What Is Neuralink? Why Does Elon Musk Plan To Put Chip In Human Brain?

On Thursday, Musk, who also runs Tesla, SpaceX, and Twitter, announced that a wireless device developed by his Brain Chip interfaces start-up will be ready for human trials in six months
Neuralink Elon Musk
Neuralink Elon Musk

Last year, Elon Musk’s company Neuralink shared a video of a monkey playing ping pong with its mind. A few days later, Musk tweeted that this technology could be tested in humans and can possibly cure brain diseases like Alzheimer’s and Parkinson’s. 

On Thursday, Musk, who also runs Tesla, SpaceX, and Twitter, announced that a wireless device developed by his Brain Chip interfaces start-up will be ready for human trials in six months. 

With this, Musk hopes to implant the coin-sized computing brain implant into human patients, he revealed at an event held at the company’s California headquarter. 

“We think probably in about six months, we should be able to have a Neuralink installed in a human,” Musk said at the event.

Besides, Musk said its company is also working on two major products – it’s developing implants that can go into the spinal cord and potentially restore movement in someone suffering from paralysis. And it has an ocular implant meant to improve or restore human vision.

What Is Neuralink?

Musk founded Neuralink, the Brain Control Interfaces startup six years ago. The company is building technology that could be embedded in a person's brain, where it could both record brain activity and potentially stimulate it.

It has been working on a chip that can be implanted in the human brain and linked to a computer. This chip will monitor and potentially stimulate brain activity.

The chip Neuralink is developing is about the size of a coin, and would be surgically inserted into the brain using robotics by neurosurgeons. 

In this procedure, a chipset called the link is implanted in the skull. It has a number of insulated wires connected from the electrodes that are used in the process. 

This device can then be used to operate smartphones and computers. Neuralink has in recent years been conducting tests on animals as it seeks approval from the US Food and Drug Administration (FDA) to begin clinical trials in people.

"We want to be extremely careful and certain that it will work well before putting a device into a human," Musk said.

How Neuralink Can Be Useful?

Neuralink can be used as a connection between the human brain and technology. This means that people with paralysis can easily operate their phones and computer directly with their brains. 

The chipset wires will be able to both monitor brain activity and electrically stimulate the brain. 

"We've already got a monkey with a wireless implant in their skull, and the tiny wires, who can play video games using his mind," Musk said during a long and wide-ranging interview on Clubhouse.

Improved neural interface technology like Neuralink could be used to better study and treat severe neurological conditions such as Parkinson's and Alzheimer's. Musk in 2019 said Neuralink could in the future "solve a lot of brain-related diseases," 

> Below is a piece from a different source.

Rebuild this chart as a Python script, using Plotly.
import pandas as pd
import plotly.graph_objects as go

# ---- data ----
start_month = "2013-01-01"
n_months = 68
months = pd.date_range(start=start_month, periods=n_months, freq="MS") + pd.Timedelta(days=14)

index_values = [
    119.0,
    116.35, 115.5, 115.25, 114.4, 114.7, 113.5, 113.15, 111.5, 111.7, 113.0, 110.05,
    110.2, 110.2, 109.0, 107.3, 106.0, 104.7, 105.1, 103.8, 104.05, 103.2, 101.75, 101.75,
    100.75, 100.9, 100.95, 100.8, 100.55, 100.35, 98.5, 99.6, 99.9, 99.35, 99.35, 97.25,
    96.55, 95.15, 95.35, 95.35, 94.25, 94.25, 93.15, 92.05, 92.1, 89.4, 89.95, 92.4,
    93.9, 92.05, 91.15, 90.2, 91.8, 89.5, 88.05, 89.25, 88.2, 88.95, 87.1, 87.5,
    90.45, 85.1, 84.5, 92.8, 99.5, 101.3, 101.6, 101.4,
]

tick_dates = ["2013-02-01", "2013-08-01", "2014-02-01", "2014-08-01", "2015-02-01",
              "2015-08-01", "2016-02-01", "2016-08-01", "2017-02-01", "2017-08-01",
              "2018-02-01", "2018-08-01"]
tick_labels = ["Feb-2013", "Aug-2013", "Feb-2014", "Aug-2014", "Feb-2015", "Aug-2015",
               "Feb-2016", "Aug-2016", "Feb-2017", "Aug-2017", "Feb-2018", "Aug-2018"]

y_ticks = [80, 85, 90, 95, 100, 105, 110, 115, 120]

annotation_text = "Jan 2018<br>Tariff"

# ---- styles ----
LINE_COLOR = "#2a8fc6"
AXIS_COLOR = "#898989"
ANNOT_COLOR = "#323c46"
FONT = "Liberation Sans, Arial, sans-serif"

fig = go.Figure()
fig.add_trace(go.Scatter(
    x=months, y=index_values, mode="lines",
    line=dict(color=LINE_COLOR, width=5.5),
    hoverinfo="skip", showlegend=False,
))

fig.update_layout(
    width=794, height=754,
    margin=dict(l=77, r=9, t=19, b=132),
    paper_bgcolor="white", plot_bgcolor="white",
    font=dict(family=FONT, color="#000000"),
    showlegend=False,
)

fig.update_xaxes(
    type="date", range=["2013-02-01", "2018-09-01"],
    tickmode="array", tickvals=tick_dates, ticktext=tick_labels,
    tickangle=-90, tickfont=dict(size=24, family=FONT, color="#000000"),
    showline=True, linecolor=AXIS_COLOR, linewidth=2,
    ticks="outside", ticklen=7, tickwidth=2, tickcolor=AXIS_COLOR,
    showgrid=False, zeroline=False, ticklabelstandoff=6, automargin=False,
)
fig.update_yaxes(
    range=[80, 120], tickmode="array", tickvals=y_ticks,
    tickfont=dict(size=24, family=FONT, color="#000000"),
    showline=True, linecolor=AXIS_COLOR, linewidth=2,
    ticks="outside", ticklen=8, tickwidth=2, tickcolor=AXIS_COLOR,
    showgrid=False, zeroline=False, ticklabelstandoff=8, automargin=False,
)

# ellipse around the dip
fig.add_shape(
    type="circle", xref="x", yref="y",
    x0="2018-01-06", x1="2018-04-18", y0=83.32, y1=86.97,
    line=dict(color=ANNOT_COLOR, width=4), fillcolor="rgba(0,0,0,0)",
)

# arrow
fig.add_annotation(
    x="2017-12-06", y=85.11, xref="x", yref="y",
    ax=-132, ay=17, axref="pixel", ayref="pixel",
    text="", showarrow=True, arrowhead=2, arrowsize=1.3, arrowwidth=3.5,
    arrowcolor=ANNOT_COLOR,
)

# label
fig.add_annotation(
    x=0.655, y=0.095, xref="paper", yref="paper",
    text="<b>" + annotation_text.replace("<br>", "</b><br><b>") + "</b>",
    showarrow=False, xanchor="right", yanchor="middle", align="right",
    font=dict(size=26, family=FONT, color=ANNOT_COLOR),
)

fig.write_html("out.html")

Controversy Around Neuralink

While Musk’s company has been testing its chip on monkeys, it was last year that it was 
accused of subjecting its monkeys to illegal mistreatment and extreme suffering during chip implant tests.

According to a Business Insider report, an animal-rights group submitted an official complaint to the US Department of Agriculture where they claimed that monkeys experience "extreme suffering as a result of inadequate animal care and the highly invasive experimental head implants during the experiments."

The group also claimed that out of 23 monkeys owned by Neuralink, only seven survived the tests and were transferred to a Neuralink facility in 2020, while 15 died. 

However, Neuralink said only eight were euthanised, the report said.

Earlier in April 2021, the company released a video that showed a monkey, which has a Neuralink chip placed in its head, playing the video game called 'Pong' on a computer.